>> Start DATASET EXCERPTS

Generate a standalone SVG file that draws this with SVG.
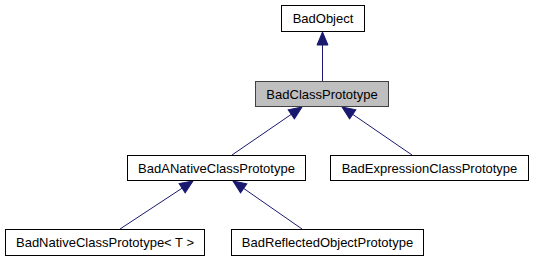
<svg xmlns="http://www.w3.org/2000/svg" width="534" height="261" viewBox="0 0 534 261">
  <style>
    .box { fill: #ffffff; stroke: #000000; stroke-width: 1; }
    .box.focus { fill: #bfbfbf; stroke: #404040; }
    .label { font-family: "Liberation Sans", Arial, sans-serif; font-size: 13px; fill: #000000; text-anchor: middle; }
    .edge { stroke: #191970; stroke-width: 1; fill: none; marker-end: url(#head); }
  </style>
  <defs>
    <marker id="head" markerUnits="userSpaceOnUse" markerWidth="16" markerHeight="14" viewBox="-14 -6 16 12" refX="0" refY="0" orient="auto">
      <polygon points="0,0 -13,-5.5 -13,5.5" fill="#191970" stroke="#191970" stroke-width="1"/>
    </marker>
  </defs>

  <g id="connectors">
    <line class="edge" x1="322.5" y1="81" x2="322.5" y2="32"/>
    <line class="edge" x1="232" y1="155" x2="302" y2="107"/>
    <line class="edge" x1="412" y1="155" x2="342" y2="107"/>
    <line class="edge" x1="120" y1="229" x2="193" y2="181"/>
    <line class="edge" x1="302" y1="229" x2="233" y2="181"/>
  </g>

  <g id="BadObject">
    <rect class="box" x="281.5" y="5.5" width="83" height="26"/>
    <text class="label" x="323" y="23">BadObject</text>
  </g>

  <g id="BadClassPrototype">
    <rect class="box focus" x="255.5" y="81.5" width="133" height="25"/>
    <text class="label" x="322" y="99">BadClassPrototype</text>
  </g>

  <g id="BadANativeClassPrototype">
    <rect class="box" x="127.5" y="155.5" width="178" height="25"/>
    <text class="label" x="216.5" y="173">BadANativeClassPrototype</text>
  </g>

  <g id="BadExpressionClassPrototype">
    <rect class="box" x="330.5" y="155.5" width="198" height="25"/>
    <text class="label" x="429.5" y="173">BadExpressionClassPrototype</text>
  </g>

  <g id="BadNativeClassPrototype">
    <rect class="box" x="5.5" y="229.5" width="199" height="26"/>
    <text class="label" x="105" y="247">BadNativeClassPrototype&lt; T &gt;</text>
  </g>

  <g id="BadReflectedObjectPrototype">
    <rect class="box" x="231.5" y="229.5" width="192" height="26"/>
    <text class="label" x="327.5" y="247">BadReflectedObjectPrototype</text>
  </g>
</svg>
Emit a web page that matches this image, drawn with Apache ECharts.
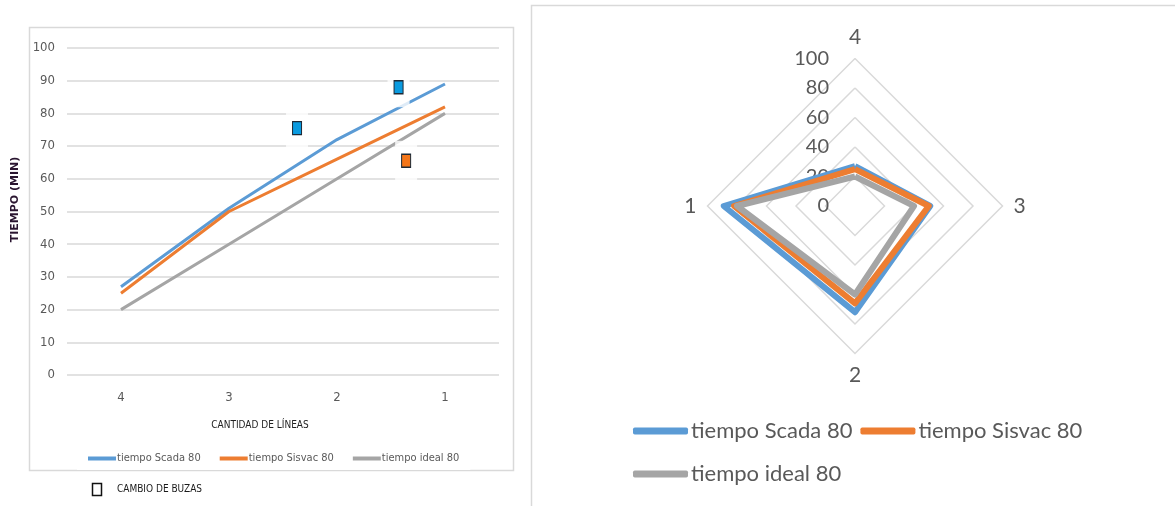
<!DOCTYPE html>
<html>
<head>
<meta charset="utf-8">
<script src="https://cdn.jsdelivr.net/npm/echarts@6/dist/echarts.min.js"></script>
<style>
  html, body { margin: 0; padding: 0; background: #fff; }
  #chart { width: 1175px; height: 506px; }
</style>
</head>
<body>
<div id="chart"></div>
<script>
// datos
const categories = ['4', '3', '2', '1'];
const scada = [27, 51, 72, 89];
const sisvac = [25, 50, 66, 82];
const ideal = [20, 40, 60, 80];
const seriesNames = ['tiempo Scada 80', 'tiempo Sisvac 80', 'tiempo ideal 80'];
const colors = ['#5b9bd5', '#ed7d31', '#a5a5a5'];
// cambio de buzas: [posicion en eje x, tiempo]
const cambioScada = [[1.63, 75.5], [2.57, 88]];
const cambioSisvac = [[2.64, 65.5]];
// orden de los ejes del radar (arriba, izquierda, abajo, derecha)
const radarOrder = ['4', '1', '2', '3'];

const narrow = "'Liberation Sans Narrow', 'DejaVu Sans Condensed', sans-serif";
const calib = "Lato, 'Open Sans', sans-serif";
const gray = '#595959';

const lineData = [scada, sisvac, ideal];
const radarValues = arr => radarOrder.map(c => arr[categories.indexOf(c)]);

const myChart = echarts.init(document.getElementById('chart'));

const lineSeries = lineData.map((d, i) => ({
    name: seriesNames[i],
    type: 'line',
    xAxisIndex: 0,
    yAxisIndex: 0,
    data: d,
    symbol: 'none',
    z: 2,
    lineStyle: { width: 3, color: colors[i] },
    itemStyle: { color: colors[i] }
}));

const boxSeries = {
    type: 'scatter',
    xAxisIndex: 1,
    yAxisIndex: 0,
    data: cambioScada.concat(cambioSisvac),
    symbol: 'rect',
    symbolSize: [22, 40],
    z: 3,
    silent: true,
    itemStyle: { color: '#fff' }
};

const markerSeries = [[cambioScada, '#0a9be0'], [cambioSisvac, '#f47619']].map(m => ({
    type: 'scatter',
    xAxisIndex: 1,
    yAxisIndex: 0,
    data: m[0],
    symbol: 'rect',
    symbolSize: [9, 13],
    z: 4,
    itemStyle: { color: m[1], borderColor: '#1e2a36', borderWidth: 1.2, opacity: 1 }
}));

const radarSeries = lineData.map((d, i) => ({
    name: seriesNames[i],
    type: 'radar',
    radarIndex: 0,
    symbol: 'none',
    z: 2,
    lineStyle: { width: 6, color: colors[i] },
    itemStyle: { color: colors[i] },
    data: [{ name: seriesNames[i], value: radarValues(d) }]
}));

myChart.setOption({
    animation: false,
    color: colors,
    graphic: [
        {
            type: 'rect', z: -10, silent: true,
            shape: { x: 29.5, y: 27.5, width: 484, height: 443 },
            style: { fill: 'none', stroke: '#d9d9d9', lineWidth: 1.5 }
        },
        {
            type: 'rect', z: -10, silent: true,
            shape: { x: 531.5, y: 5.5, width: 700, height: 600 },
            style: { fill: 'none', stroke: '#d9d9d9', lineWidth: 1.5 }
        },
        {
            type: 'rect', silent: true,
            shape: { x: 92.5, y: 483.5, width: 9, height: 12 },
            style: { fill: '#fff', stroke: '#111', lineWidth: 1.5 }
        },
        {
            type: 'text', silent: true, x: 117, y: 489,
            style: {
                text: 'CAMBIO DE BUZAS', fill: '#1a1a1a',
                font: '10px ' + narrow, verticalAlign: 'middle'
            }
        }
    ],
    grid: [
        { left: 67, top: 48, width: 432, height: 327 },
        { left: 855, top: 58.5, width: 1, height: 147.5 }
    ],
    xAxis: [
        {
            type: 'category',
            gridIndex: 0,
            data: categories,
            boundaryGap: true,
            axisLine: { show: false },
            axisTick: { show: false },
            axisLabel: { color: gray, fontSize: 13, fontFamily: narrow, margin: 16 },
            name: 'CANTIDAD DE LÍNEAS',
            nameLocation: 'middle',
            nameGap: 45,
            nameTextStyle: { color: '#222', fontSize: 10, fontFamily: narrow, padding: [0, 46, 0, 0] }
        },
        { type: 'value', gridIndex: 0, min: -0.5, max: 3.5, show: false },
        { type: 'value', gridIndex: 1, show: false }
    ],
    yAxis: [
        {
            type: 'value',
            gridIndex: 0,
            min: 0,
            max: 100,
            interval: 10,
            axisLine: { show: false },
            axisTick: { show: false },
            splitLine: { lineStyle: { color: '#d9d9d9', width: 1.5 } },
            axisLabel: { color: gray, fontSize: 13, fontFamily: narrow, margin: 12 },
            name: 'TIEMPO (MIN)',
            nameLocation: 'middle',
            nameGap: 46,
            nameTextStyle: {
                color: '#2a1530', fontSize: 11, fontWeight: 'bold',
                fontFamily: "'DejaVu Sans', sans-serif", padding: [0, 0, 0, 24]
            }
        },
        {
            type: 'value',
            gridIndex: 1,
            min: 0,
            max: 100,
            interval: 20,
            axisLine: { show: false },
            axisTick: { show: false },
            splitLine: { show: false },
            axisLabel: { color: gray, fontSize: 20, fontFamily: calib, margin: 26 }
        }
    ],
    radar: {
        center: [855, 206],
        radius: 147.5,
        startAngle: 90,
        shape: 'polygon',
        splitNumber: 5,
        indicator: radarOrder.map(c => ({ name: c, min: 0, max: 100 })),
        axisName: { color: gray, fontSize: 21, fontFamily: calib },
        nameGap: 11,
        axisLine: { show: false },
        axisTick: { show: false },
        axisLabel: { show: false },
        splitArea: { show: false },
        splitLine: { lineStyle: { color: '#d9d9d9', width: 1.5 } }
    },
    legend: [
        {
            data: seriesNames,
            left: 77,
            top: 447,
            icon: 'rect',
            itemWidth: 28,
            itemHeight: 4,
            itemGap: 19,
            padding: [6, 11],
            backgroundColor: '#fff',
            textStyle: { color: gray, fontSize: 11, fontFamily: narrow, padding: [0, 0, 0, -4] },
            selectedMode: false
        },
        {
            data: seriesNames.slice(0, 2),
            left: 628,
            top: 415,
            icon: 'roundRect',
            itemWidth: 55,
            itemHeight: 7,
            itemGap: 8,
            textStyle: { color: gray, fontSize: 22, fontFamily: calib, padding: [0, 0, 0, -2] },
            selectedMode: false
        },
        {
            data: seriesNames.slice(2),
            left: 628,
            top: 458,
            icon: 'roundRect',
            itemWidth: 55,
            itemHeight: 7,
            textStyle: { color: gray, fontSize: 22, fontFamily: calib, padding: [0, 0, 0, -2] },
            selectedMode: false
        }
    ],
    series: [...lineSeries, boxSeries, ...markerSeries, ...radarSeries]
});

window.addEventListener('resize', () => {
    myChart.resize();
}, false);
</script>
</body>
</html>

>> End DATASET EXCERPTS

- **TASK STATEMENT**: Look through the listing and extract every line with "this" in it.

- **FINAL RESULT**:
Generate a standalone SVG file that draws this with SVG.
Emit a web page that matches this image, drawn with Apache ECharts.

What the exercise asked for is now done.